# Start of Given material

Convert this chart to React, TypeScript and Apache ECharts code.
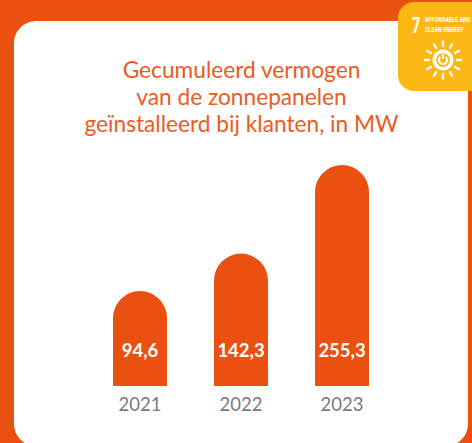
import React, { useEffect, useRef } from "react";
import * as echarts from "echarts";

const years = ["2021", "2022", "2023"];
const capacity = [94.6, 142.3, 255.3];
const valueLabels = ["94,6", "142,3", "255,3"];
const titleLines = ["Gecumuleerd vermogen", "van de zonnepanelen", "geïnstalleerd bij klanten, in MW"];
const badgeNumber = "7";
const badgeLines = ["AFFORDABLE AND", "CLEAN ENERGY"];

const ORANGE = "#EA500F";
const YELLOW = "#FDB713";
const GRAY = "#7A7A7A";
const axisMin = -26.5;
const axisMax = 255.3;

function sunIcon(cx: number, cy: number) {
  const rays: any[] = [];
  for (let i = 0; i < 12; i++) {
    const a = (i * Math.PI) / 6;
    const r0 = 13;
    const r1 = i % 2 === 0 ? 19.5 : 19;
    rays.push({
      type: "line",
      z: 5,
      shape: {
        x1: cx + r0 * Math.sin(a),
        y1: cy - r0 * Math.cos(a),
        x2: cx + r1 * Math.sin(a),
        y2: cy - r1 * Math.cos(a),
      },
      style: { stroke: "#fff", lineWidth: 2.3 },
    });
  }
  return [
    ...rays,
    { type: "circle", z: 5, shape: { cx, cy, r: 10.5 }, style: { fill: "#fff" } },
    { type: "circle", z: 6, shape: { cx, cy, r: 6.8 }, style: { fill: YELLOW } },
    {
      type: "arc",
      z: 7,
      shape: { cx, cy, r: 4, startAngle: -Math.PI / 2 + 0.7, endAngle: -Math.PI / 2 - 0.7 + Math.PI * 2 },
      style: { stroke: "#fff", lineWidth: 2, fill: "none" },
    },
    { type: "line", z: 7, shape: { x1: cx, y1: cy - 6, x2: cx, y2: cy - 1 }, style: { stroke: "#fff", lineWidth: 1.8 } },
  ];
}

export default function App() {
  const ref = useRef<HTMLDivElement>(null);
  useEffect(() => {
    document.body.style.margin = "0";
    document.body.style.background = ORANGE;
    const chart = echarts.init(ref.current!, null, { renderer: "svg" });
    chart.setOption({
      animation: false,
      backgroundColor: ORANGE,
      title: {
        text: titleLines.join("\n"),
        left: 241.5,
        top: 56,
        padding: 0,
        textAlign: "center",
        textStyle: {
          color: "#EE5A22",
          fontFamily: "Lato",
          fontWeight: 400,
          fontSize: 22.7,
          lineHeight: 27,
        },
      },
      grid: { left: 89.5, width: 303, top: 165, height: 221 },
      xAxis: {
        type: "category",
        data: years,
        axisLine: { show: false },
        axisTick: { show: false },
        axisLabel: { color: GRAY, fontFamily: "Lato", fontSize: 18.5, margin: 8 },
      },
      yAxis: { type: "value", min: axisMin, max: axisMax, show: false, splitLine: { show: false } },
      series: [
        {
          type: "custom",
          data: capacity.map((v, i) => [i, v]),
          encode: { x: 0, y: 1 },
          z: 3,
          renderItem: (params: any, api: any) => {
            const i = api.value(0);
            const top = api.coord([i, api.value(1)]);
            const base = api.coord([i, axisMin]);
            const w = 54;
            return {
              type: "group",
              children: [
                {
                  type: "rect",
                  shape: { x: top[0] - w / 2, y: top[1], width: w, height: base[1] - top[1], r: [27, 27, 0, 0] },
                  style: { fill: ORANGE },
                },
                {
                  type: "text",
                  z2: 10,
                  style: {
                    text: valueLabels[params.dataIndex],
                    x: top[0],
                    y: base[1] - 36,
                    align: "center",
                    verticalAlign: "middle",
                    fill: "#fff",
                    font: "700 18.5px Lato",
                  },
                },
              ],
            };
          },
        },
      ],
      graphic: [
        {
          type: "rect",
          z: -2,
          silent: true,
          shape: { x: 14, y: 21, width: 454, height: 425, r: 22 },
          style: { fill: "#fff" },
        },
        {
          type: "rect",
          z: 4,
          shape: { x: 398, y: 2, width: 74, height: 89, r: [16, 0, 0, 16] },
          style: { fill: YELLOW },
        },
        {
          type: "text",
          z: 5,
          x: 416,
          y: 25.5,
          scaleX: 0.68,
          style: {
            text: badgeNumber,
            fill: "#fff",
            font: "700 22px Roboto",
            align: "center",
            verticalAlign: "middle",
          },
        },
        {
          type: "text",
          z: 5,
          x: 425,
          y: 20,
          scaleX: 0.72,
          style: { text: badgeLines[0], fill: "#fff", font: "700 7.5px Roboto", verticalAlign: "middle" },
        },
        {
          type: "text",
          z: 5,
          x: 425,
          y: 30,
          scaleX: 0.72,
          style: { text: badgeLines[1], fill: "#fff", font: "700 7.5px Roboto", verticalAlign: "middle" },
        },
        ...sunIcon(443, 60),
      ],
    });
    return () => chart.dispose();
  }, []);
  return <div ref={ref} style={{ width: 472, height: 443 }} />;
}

# End of Given material

## Exercise
Review the material and copy each line in which the word "React" appears.

## Task answer
Convert this chart to React, TypeScript and Apache ECharts code.
import React, { useEffect, useRef } from "react";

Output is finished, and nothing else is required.